Message-Id: <199911192200.RAA15488@dit.mit.edu>
To: Michael Taylor <mtaylor@MIT.EDU>
cc: bugs@MIT.EDU, alexp@MIT.EDU
In-reply-to: "[17376] in bugs"
In-Reply-To: Your message of "Fri, 19 Nov 1999 13:38:30 EST."
             <199911191838.NAA17804@schooner.mit.edu> 
Date: Fri, 19 Nov 1999 17:00:09 -0500
From: Alex T Prengel <alexp@MIT.EDU>


>Actually, I don't care if the application is stand-alone.  I just want to
>compile my MATLAB code into C so that it will run faster.  Can this be done on
>Athena?

Michael, the terminology is confusing.
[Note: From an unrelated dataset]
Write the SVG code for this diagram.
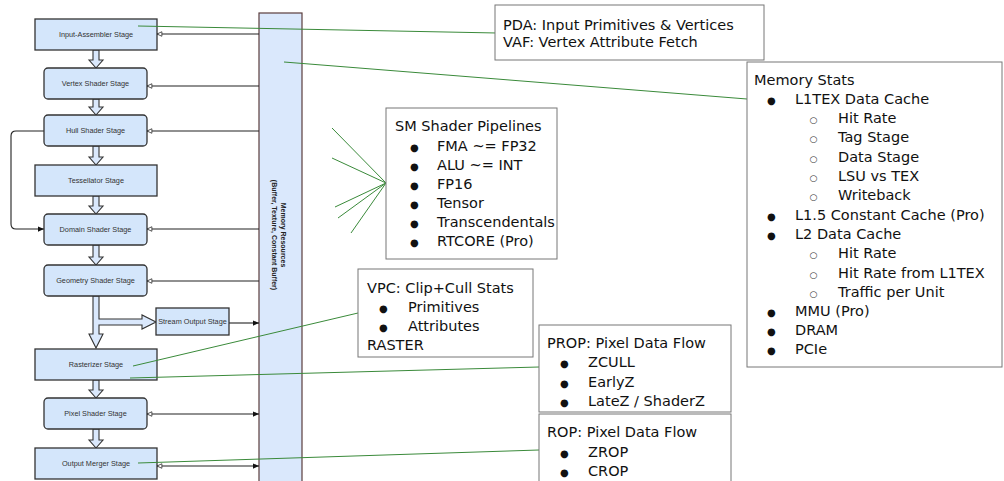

The quick answer is "no, you can't,
in the sense I think you want".

The longer answer: the Matlab compiler works in two modes- in the
first, it generates C (or C++) code (intended to build stand-alone
applications that run fast) which makes calls to the Matlab Library.
If this mode is used, the link step will try to link against the
Matlab library and will fail because we don't have the library. By
using suitable compiler switches, you may be able to make it generate
the initial C/C++ code. But you won't be able to compile it into anything
useful, because you will get unresolved calls to the Matlab library
not licensed on Athena (mbuild essentially does this and is missing on
Athena because we can't do this).

In the other mode, it generates what are called "C Mex files" which can be
compiled on Athena, into what are called "Mex files", which are binaries which
can only be run within the Matlab environment. These will run significantly 
faster under some circumstances, depending on the type of computation. This
is the only way we can use the Matlab compiler on Athena as it is currently
configured. 

As for the stand-alone case, the compiler can be made to either
generate this C/C++ code explicitly, or proceed directly to the final
step- a binary Mex file, which will (or should) work. The latter can then
be loaded into Matlab and run.

Type "help mcc" within Matlab for details on various option
switches available for the compiler.